Con questi pensieri nel cuore mi sono deciso ad allestire il presepe nella mia cappella, accanto al tabernacolo, sulla cui porticina è raffigurato il Redentore, nel quale trova piena luce il mistero dell’Incarnazione del Verbo, “un Bambino avvolto in fasce, adagiato in una mangiatoia” (Lc 2,12), prima icona della deposizione di Gesù nel sepolcro. Collocare Maria e Giuseppe “a guardia” del tabernacolo mi è sembrata cosa buona e giusta, ma mettervi anche l’asino e il bue mi ha suscitato qualche perplessità. Per quanta simpatia questi due animali possano ispirare non convince la versione idilliaca che affida al loro fiato il compito di riscaldare Gesù Bambino: più che di un conforto si è trattato di un supplizio! Alla fine ho ritenuto opportuno di non dispensare l’asino e il bue dall’occupare il loro posto anche se, per ragioni di spazio, il giorno dell’Epifania dovranno cederlo ai Magi, “primizia dei popoli chiamati alla fede” oltre che di coloro che hanno una profonda “nostalgia di Dio”.
Quale messaggio scrivere in un cartiglio da sistemare accanto al presepe vivente del tabernacolo? La risposta a questa domanda è arrivata pronta e sicura: Venite adoremus! Sono giunto, però, alla determinazione di inserire una nota esplicativa, quella suggerita da Papa Francesco al termine della Lettera apostolica Misericordia et misera che ha chiuso il Giubileo straordinario della Misericordia: “Il Signore si è identificato con i piccoli e i poveri”. A che serve allestire il presepe fino a quando i poveri giacciono, come Lazzaro (cf. Lc 16,19-21), alla porta delle nostre case o delle nostre chiese? Essi, che nel presepe hanno diritto di cittadinanza, subiscono il trattamento riservato a Maria e Giuseppe: “Per loro non c’era posto nell’alloggio” (Lc 2,7). Immaginiamo di essere noi, al loro posto!
– Forse in Siria ad Aleppo, o in Iraq o Mosul, ove la “faglia” più pericolosa al mondo, quella dell’odio, ha messo in fuga intere popolazioni le quali, costrette a vagare “in un deserto senza strade”, portano il peso insostenibile dell’offesa recata alla dignità umana e alla libertà religiosa.
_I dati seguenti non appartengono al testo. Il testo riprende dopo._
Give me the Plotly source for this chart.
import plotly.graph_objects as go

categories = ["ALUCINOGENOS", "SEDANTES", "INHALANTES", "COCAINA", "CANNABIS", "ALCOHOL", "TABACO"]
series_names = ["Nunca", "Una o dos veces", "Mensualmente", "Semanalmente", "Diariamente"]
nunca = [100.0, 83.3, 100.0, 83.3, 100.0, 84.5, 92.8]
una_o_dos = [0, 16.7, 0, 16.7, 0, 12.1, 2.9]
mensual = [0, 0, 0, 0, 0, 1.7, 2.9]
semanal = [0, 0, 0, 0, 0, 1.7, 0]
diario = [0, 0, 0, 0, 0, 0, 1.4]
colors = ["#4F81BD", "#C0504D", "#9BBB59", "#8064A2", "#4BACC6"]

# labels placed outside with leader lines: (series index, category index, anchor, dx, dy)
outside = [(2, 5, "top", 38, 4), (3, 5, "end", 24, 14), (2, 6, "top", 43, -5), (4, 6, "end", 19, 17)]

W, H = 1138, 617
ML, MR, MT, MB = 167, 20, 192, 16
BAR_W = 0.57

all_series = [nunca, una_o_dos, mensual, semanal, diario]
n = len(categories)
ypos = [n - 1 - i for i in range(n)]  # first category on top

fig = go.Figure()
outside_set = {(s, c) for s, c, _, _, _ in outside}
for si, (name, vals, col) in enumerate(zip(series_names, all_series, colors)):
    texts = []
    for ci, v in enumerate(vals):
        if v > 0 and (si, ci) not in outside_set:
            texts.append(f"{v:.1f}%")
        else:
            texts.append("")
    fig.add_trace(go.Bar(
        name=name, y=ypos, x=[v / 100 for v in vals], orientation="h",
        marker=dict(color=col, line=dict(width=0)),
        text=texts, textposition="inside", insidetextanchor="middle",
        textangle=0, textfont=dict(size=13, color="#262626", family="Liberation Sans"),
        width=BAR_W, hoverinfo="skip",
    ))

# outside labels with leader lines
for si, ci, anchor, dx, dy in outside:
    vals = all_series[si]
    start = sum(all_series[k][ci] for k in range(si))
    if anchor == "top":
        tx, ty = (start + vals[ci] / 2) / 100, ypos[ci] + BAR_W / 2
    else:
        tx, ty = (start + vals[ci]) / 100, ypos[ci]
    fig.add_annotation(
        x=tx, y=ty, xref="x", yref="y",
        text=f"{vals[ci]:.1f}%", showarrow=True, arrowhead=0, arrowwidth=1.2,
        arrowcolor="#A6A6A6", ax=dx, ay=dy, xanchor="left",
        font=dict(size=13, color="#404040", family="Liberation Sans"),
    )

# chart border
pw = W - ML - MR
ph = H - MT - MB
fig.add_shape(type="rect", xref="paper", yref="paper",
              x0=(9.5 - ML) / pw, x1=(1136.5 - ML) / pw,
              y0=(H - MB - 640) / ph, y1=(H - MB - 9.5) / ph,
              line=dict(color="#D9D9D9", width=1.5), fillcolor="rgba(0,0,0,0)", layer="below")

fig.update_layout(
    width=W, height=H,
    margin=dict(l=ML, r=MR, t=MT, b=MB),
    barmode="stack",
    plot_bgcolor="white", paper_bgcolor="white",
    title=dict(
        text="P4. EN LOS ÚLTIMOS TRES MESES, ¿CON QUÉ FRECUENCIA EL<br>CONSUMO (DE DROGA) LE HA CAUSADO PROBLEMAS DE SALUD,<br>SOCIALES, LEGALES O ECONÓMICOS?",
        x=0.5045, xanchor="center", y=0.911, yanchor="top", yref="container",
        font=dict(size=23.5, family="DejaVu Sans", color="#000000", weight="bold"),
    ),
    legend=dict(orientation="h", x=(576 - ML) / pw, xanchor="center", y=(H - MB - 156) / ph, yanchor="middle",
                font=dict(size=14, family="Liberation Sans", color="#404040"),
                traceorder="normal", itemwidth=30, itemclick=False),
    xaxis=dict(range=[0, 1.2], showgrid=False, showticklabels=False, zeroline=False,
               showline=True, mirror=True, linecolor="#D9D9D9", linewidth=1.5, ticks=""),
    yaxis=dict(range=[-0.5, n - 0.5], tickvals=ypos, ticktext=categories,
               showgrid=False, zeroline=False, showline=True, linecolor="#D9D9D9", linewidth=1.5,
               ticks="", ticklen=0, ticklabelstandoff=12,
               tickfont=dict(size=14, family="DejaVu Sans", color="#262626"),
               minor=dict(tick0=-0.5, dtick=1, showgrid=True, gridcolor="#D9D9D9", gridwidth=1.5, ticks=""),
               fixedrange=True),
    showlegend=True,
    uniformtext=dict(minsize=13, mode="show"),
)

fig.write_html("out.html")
– Forse in una barca nel bacino del Mediterraneo diventato una fossa comune per una folla sterminata di profughi – persino donne e bambini! –, che con gli occhi stremati dalla nostalgia hanno tentato di passare all’altra riva trovando nei flutti del mare l’unico porto per il loro approdo.
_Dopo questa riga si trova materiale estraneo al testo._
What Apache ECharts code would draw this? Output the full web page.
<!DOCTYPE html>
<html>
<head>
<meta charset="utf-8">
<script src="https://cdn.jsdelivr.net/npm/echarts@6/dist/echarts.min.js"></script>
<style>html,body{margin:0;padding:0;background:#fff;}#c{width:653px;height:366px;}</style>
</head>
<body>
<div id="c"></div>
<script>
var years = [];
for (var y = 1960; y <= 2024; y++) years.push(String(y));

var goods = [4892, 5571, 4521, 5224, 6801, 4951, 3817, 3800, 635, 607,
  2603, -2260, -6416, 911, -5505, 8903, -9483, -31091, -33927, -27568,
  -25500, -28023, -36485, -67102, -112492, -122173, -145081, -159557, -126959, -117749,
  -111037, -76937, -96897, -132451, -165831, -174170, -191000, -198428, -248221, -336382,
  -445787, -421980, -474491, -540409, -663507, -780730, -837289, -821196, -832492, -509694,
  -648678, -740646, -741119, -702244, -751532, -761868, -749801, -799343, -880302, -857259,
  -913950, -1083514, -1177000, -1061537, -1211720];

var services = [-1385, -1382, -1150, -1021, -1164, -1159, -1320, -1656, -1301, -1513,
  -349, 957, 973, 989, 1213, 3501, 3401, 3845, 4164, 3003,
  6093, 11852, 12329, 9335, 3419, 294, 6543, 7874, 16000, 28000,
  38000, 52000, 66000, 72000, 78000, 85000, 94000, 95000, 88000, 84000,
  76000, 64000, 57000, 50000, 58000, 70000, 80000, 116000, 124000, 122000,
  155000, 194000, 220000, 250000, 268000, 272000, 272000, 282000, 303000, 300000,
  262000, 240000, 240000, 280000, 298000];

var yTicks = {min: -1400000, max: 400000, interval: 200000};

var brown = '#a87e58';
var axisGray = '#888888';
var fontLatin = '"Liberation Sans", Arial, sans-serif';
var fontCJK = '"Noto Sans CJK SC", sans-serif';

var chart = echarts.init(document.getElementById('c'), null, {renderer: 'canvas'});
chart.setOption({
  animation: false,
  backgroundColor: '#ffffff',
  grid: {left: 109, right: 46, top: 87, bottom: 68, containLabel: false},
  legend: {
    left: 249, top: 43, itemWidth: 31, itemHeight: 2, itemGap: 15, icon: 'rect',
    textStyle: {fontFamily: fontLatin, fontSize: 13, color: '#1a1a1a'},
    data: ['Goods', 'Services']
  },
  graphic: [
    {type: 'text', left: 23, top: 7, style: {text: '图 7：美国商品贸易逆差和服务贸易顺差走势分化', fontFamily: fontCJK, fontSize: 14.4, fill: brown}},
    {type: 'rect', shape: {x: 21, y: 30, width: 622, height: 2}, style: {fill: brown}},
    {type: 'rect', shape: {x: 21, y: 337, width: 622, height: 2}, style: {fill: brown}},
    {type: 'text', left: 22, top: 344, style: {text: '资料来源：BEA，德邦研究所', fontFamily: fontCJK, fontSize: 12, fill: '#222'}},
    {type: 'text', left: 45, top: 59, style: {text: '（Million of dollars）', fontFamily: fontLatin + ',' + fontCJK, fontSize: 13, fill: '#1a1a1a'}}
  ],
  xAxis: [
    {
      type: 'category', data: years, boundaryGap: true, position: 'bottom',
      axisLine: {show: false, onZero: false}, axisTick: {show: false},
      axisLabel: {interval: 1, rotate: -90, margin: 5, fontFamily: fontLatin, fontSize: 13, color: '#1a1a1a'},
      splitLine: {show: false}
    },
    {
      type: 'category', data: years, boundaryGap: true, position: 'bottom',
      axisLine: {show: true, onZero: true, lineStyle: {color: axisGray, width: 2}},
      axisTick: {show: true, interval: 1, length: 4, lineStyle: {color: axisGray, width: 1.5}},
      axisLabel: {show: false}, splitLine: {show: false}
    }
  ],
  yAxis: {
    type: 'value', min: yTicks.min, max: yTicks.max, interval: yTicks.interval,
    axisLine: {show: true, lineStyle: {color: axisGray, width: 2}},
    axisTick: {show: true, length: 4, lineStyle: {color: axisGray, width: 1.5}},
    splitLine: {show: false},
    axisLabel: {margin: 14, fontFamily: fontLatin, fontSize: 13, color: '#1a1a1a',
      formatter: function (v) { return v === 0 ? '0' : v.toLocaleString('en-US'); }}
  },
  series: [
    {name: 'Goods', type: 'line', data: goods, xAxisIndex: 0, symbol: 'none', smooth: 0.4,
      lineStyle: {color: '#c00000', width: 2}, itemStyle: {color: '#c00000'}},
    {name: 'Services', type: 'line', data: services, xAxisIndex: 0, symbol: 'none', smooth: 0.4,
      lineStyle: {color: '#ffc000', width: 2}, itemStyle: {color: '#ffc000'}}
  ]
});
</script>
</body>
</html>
– Forse nei pressi delle case distrutte dal terremoto che ha devastato il Centro Italia o nelle tende che ospitano gli sfollati, i quali mantengono il proposito di non allontanarsi dalle macerie delle loro abitazioni e di rimanere fedeli alla terra in cui sono nati, continuando a chiamarla “madre”.
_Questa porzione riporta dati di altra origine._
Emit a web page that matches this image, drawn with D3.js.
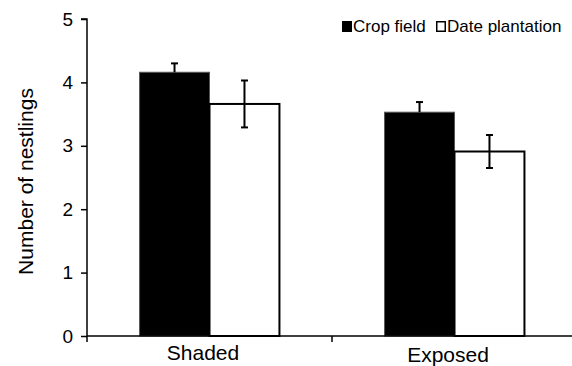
<!DOCTYPE html>
<html>
<head>
<meta charset="utf-8">
<script src="https://cdn.jsdelivr.net/npm/d3@7"></script>
<style>
  body { margin: 0; background: #fff; }
  svg { display: block; font-family: "Liberation Sans", Arial, sans-serif; }
</style>
</head>
<body>
<div id="chart"></div>
<script>
  // dados
  const categories = ['Shaded', 'Exposed'];
  const habitats = ['Crop field', 'Date plantation'];
  const means = { 'Crop field': [4.16, 3.53], 'Date plantation': [3.66, 2.91] };
  const errors = { 'Crop field': [0.14, 0.16], 'Date plantation': [0.37, 0.26] };
  const yTicks = [0, 1, 2, 3, 4, 5];

  const FILL = { 'Crop field': '#000', 'Date plantation': '#fff' };

  const width = 572, height = 366;
  const margin = { top: 19, right: -5, bottom: 30, left: 87 };

  const svg = d3.select('#chart').append('svg')
    .attr('width', width).attr('height', height);

  const x0 = d3.scaleBand().domain(categories)
    .range([margin.left, width - margin.right]).paddingInner(0).paddingOuter(0);
  const x1 = d3.scaleBand().domain(habitats)
    .range([0, x0.bandwidth() * 0.571]);
  const groupOffset = (x0.bandwidth() - x1.range()[1]) / 2;
  const y = d3.scaleLinear().domain([0, 5]).range([height - margin.bottom, margin.top]);

  const rows = [];
  categories.forEach((c, i) => habitats.forEach((h) => {
    rows.push({ cat: c, hab: h, v: means[h][i], e: errors[h][i] });
  }));

  // barras
  svg.append('g').selectAll('rect').data(rows).join('rect')
    .attr('x', (d) => x0(d.cat) + groupOffset + x1(d.hab))
    .attr('width', x1.bandwidth())
    .attr('y', (d) => y(d.v))
    .attr('height', (d) => y(0) - y(d.v))
    .attr('fill', (d) => FILL[d.hab])
    .attr('stroke', (d) => (d.hab === 'Crop field' ? '#555' : '#000'))
    .attr('stroke-width', (d) => (d.hab === 'Crop field' ? 1 : 2));

  // barras de erro
  const eb = svg.append('g').attr('stroke', '#000').attr('stroke-width', 2);
  rows.forEach((d) => {
    const cx = x0(d.cat) + groupOffset + x1(d.hab) + x1.bandwidth() / 2;
    const lo = d.hab === 'Crop field' ? d.v : d.v - d.e; // barra preta: so para cima
    eb.append('line').attr('x1', cx).attr('x2', cx).attr('y1', y(lo)).attr('y2', y(d.v + d.e));
    eb.append('line').attr('x1', cx - 3.5).attr('x2', cx + 3.5).attr('y1', y(d.v + d.e)).attr('y2', y(d.v + d.e));
    if (d.hab !== 'Crop field') {
      eb.append('line').attr('x1', cx - 3.5).attr('x2', cx + 3.5).attr('y1', y(lo)).attr('y2', y(lo));
    }
  });

  // eixo y
  const yAxis = svg.append('g').attr('transform', `translate(${margin.left},0)`)
    .call(d3.axisLeft(y).tickValues(yTicks).tickSize(6).tickPadding(8).tickFormat(d3.format('d')));
  yAxis.selectAll('path, line').attr('stroke', '#000').attr('stroke-width', 1.5);
  yAxis.select('.domain').attr('d', `M-6,${y(5)}H0V${y(0)}`);
  yAxis.selectAll('text').attr('font-size', 19).attr('fill', '#000')
    .attr('font-family', '"Liberation Sans", Arial, sans-serif');

  // eixo x
  const xAxis = svg.append('g').attr('transform', `translate(0,${y(0)})`)
    .call(d3.axisBottom(x0).tickSize(0).tickFormat(''));
  xAxis.select('.domain').attr('stroke', '#000').attr('stroke-width', 1.5)
    .attr('d', `M${margin.left},0H${width}`);
  // ticks entre categorias
  const bounds = [x0.range()[0], x0(categories[1])];
  xAxis.selectAll('.sep').data(bounds).join('line').attr('class', 'sep')
    .attr('x1', (d) => d).attr('x2', (d) => d).attr('y1', 0).attr('y2', 6)
    .attr('stroke', '#000').attr('stroke-width', 1.5);

  // rotulos de categoria (Exposed um pouco mais baixo, como no original)
  svg.append('g').selectAll('text').data(categories).join('text')
    .attr('x', (d) => x0(d) + x0.bandwidth() / 2 - 6.5)
    .attr('y', (d, i) => 360 + i * 1.5)
    .attr('text-anchor', 'middle').attr('font-size', 21).attr('fill', '#000')
    .text((d) => d);

  // titulo eixo y
  svg.append('text')
    .attr('transform', `translate(33,${(y(0) + y(5)) / 2 + 4}) rotate(-90)`)
    .attr('text-anchor', 'middle').attr('font-size', 21).attr('fill', '#000')
    .text('Number of nestlings');

  // legenda
  const legendX = [342, 436];
  const lg = svg.append('g').selectAll('g').data(habitats).join('g')
    .attr('transform', (d, i) => `translate(${legendX[i]},21)`);
  lg.append('rect').attr('x', 0.75).attr('y', 0.75).attr('width', 8.5).attr('height', 9.5)
    .attr('fill', (d) => FILL[d]).attr('stroke', '#000').attr('stroke-width', 1.5);
  lg.append('text').attr('x', 11).attr('y', 11).attr('font-size', 17).attr('fill', '#000')
    .text((d) => d);
</script>
</body>
</html>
Con questi pensieri nel cuore mi sono deciso ad allestire il presepe nella mia cappella, accanto al tabernacolo, sulla cui porticina è raffigurato il Redentore, nel quale trova piena luce il mistero dell’Incarnazione del Verbo, “un Bambino avvolto in fasce, adagiato in una mangiatoia” (Lc 2,12), prima icona della deposizione di Gesù nel sepolcro. Collocare Maria e Giuseppe “a guardia” del tabernacolo mi è sembrata cosa buona e giusta, ma mettervi anche l’asino e il bue mi ha suscitato qualche perplessità. Per quanta simpatia questi due animali possano ispirare non convince la versione idilliaca che affida al loro fiato il compito di riscaldare Gesù Bambino: più che di un conforto si è trattato di un supplizio! Alla fine ho ritenuto opportuno di non dispensare l’asino e il bue dall’occupare il loro posto anche se, per ragioni di spazio, il giorno dell’Epifania dovranno cederlo ai Magi, “primizia dei popoli chiamati alla fede” oltre che di coloro che hanno una profonda “nostalgia di Dio”.
Quale messaggio scrivere in un cartiglio da sistemare accanto al presepe vivente del tabernacolo? La risposta a questa domanda è arrivata pronta e sicura: Venite adoremus! Sono giunto, però, alla determinazione di inserire una nota esplicativa, quella suggerita da Papa Francesco al termine della Lettera apostolica Misericordia et misera che ha chiuso il Giubileo straordinario della Misericordia: “Il Signore si è identificato con i piccoli e i poveri”. A che serve allestire il presepe fino a quando i poveri giacciono, come Lazzaro (cf. Lc 16,19-21), alla porta delle nostre case o delle nostre chiese? Essi, che nel presepe hanno diritto di cittadinanza, subiscono il trattamento riservato a Maria e Giuseppe: “Per loro non c’era posto nell’alloggio” (Lc 2,7). Immaginiamo di essere noi, al loro posto!